# [Description of the task]
Return only the lines from the top of the data down to the one that holds "plt.rcParams['font.family'] = ['Liberation", both included, without any pictures.

# Information supplied start

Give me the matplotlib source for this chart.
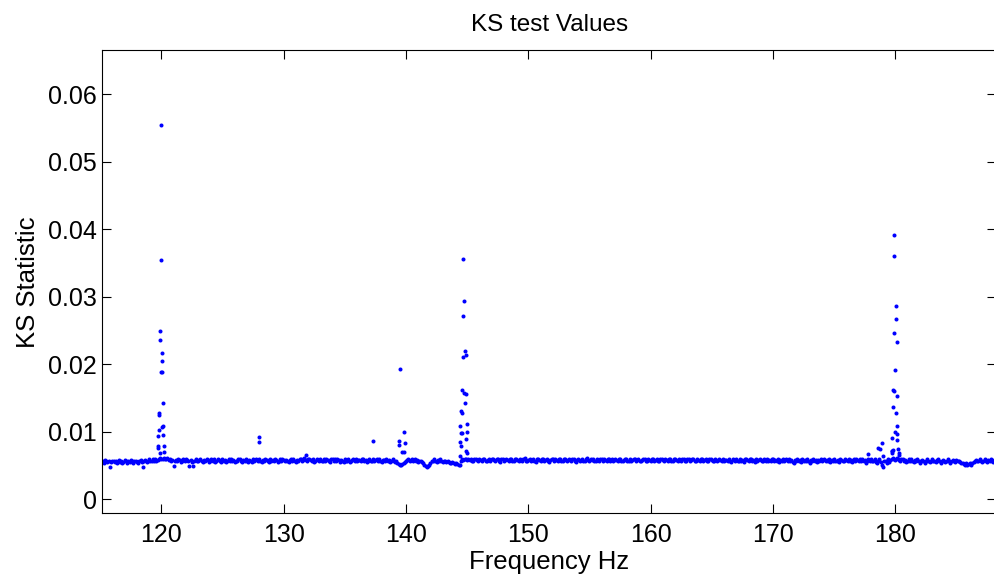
import numpy as np
import matplotlib
matplotlib.use("Agg")
import matplotlib.pyplot as plt

plt.rcParams['font.family'] = ['Liberation Sans', 'DejaVu Sans']

# KS statistic along the frequency grid (0.1 Hz steps from 115.2 Hz), units of 1e-4
f_start = 115.2
f_step = 0.1
base_e4 = [
    56, 54, 58, 56, 55, 57, 48, 55, 57, 56,
    55, 57, 54, 58, 55, 56, 54, 55, 58, 56,
    54, 57, 55, 58, 56, 54, 57, 56, 55, 54,
    56, 58, 55, 48, 56, 58, 55, 56, 59, 57,
    57, 59, 56, 60, 57, 58, 60, 61, 60, 60,
    61, 60, 59, 61, 58, 59, 56, 58, 49, 56,
    58, 56, 60, 58, 55, 56, 59, 57, 60, 58,
    57, 49, 58, 55, 49, 57, 59, 56, 57, 58,
    59, 56, 55, 58, 57, 60, 58, 55, 57, 59,
    57, 59, 55, 57, 60, 58, 56, 55, 59, 57,
    58, 55, 57, 59, 56, 60, 57, 58, 55, 57,
    56, 59, 60, 57, 55, 58, 56, 59, 57, 55,
    58, 57, 55, 59, 56, 60, 58, 56, 59, 57,
    55, 58, 57, 60, 58, 56, 55, 59, 57, 58,
    57, 60, 58, 55, 57, 59, 56, 60, 58, 56,
    58, 56, 55, 58, 60, 57, 59, 56, 55, 58,
    57, 59, 60, 56, 58, 61, 58, 56, 59, 60,
    58, 56, 59, 55, 57, 60, 58, 56, 59, 57,
    56, 59, 57, 60, 58, 56, 55, 59, 60, 57,
    59, 56, 60, 58, 55, 58, 57, 55, 59, 57,
    57, 59, 55, 57, 58, 60, 56, 59, 57, 58,
    58, 56, 59, 60, 57, 58, 55, 57, 59, 56,
    57, 59, 56, 58, 60, 56, 59, 57, 55, 58,
    58, 56, 59, 57, 58, 55, 57, 59, 56, 55,
    56, 54, 52, 51, 50, 52, 53, 55, 57, 58,
    59, 56, 58, 60, 57, 59, 56, 58, 55, 57,
    57, 55, 54, 51, 49, 48, 49, 51, 54, 56,
    57, 59, 56, 55, 58, 57, 59, 56, 55, 57,
    57, 55, 56, 55, 54, 53, 55, 53, 52, 53,
    52, 51, 50, 57, 59, 58, 60, 59, 58, 60,
    58, 60, 57, 56, 59, 60, 58, 56, 60, 58,
    56, 59, 60, 57, 56, 58, 60, 57, 59, 60,
    58, 56, 59, 60, 57, 55, 59, 60, 57, 58,
    60, 58, 56, 59, 60, 57, 56, 59, 60, 58,
    57, 60, 58, 56, 59, 61, 57, 56, 58, 60,
    56, 58, 60, 57, 55, 59, 60, 58, 56, 59,
    59, 56, 58, 60, 57, 55, 58, 60, 59, 56,
    60, 58, 56, 59, 60, 57, 56, 59, 60, 58,
    57, 60, 58, 56, 59, 60, 57, 55, 58, 60,
    56, 58, 60, 57, 56, 59, 61, 58, 56, 59,
    58, 60, 57, 56, 60, 58, 56, 59, 60, 57,
    60, 58, 56, 59, 60, 57, 60, 56, 58, 60,
    58, 56, 59, 60, 57, 56, 58, 60, 59, 56,
    57, 60, 56, 58, 60, 59, 56, 58, 60, 57,
    56, 58, 60, 59, 56, 57, 60, 58, 56, 60,
    59, 56, 58, 60, 57, 56, 59, 60, 58, 56,
    60, 58, 56, 59, 60, 57, 56, 59, 60, 58,
    57, 60, 58, 56, 59, 60, 57, 56, 59, 60,
    56, 58, 60, 59, 56, 57, 60, 58, 56, 59,
    59, 56, 58, 60, 57, 56, 59, 60, 58, 56,
    56, 59, 57, 58, 60, 58, 56, 59, 57, 58,
    58, 56, 59, 57, 55, 60, 58, 56, 59, 57,
    56, 59, 57, 58, 55, 59, 60, 58, 56, 59,
    59, 56, 58, 55, 59, 57, 58, 60, 58, 56,
    56, 59, 57, 60, 56, 58, 57, 59, 60, 57,
    58, 56, 59, 55, 58, 57, 59, 56, 58, 60,
    56, 59, 57, 58, 55, 54, 58, 56, 59, 57,
    58, 55, 59, 56, 58, 57, 59, 56, 54, 58,
    56, 59, 57, 58, 55, 58, 57, 60, 56, 58,
    59, 56, 58, 57, 59, 55, 58, 56, 59, 57,
    56, 58, 55, 59, 58, 56, 57, 59, 58, 56,
    59, 56, 58, 55, 59, 57, 60, 58, 56, 59,
    56, 59, 57, 58, 54, 57, 60, 56, 59, 57,
    57, 59, 55, 53, 57, 60, 55, 51, 48, 56,
    57, 54, 59, 55, 58, 60, 61, 59, 58, 61,
    60, 58, 56, 59, 60, 56, 58, 55, 57, 59,
    56, 59, 57, 55, 58, 57, 59, 56, 54, 57,
    58, 56, 54, 57, 59, 56, 55, 57, 59, 56,
    57, 55, 58, 59, 56, 54, 57, 58, 56, 55,
    57, 59, 56, 54, 57, 58, 56, 55, 58, 57,
    57, 55, 54, 53, 52, 51, 53, 50, 52, 54,
    51, 53, 55, 56, 58, 56, 57, 59, 57, 55,
    57, 59, 56, 55, 58, 57, 59, 56, 55, 58,
]

# points that stand above the baseline (harmonic lines)
peak_freq = [
    119.98, 120.00, 119.92, 119.92, 120.06, 120.08, 119.95, 120.08, 120.14,
    119.81, 119.82, 120.11, 120.03, 119.79, 120.16, 119.75, 119.73, 119.74,
    120.20, 120.25, 119.87,
    127.99, 127.99, 131.83, 137.30,
    139.51, 139.87, 139.41, 139.46, 139.92, 139.68, 139.84,
    144.69, 144.72, 144.66, 144.83, 144.88, 144.64, 144.58, 144.77, 144.88,
    144.80, 144.52, 144.58, 145.01, 144.42, 144.50, 144.61, 144.99, 144.93,
    144.44, 144.48, 144.91, 145.00, 144.42,
    177.77, 178.59, 178.78, 178.91, 178.97, 179.70, 179.78,
    179.92, 179.90, 180.08, 180.08, 179.87, 180.11, 179.98, 179.81, 179.87,
    180.14, 179.81, 180.03, 180.17, 180.00, 179.76, 180.11, 180.17, 180.22,
    179.73, 179.73, 180.28, 180.30,
]
peak_ks = [
    0.0554, 0.0354, 0.0249, 0.0235, 0.0217, 0.0204, 0.0188, 0.0188, 0.0142,
    0.0128, 0.0124, 0.0108, 0.0107, 0.0102, 0.0095, 0.0093, 0.0078, 0.0075,
    0.0079, 0.0070, 0.0068,
    0.0092, 0.0084, 0.0066, 0.0086,
    0.0193, 0.0099, 0.0086, 0.0080, 0.0083, 0.0070, 0.0070,
    0.0355, 0.0294, 0.0271, 0.0220, 0.0213, 0.0211, 0.0161, 0.0157, 0.0156,
    0.0142, 0.0130, 0.0128, 0.0112, 0.0109, 0.0098, 0.0098, 0.0099, 0.0089,
    0.0084, 0.0078, 0.0072, 0.0068, 0.0064,
    0.0067, 0.0076, 0.0074, 0.0083, 0.0064, 0.0071, 0.0073,
    0.0391, 0.0360, 0.0286, 0.0267, 0.0246, 0.0233, 0.0191, 0.0162, 0.0160,
    0.0153, 0.0137, 0.0127, 0.0108, 0.0099, 0.0091, 0.0097, 0.0087, 0.0074,
    0.0069, 0.0071, 0.0068, 0.0065,
]

freq = f_start + f_step * np.arange(len(base_e4))
ks = np.array(base_e4) * 1e-4

fig = plt.figure(figsize=(9.94, 5.79), dpi=100)
ax = fig.add_axes([0.1031, 0.1135, 0.8989, 0.7997])

ax.plot(freq, ks, 'o', color='b', ms=2.9, mew=0)
ax.plot(peak_freq, peak_ks, 'o', color='b', ms=2.9, mew=0)

ax.set_xlim(115.19, 188.23)
ax.set_ylim(-0.0021, 0.0665)
ax.set_xticks([120, 130, 140, 150, 160, 170, 180])
ax.set_yticks([0, 0.01, 0.02, 0.03, 0.04, 0.05, 0.06])
ax.set_yticklabels(['0', '0.01', '0.02', '0.03', '0.04', '0.05', '0.06'])
ax.tick_params(direction='in', length=6.3, width=0.8, top=True, right=True,
               labelsize=18, pad=7)
ax.tick_params(axis='y', pad=4)
for s in ax.spines.values():
    s.set_linewidth(0.8)

ax.set_title('KS test Values', fontsize=17.5, pad=14)
ax.set_xlabel('Frequency Hz', fontsize=18.5, labelpad=2)
ax.set_ylabel('KS Statistic', fontsize=18.5, labelpad=6)

fig.savefig('out.png', dpi=100)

# Information supplied end

# [Written reply]
Give me the matplotlib source for this chart.
import numpy as np
import matplotlib
matplotlib.use("Agg")
import matplotlib.pyplot as plt

plt.rcParams['font.family'] = ['Liberation Sans', 'DejaVu Sans']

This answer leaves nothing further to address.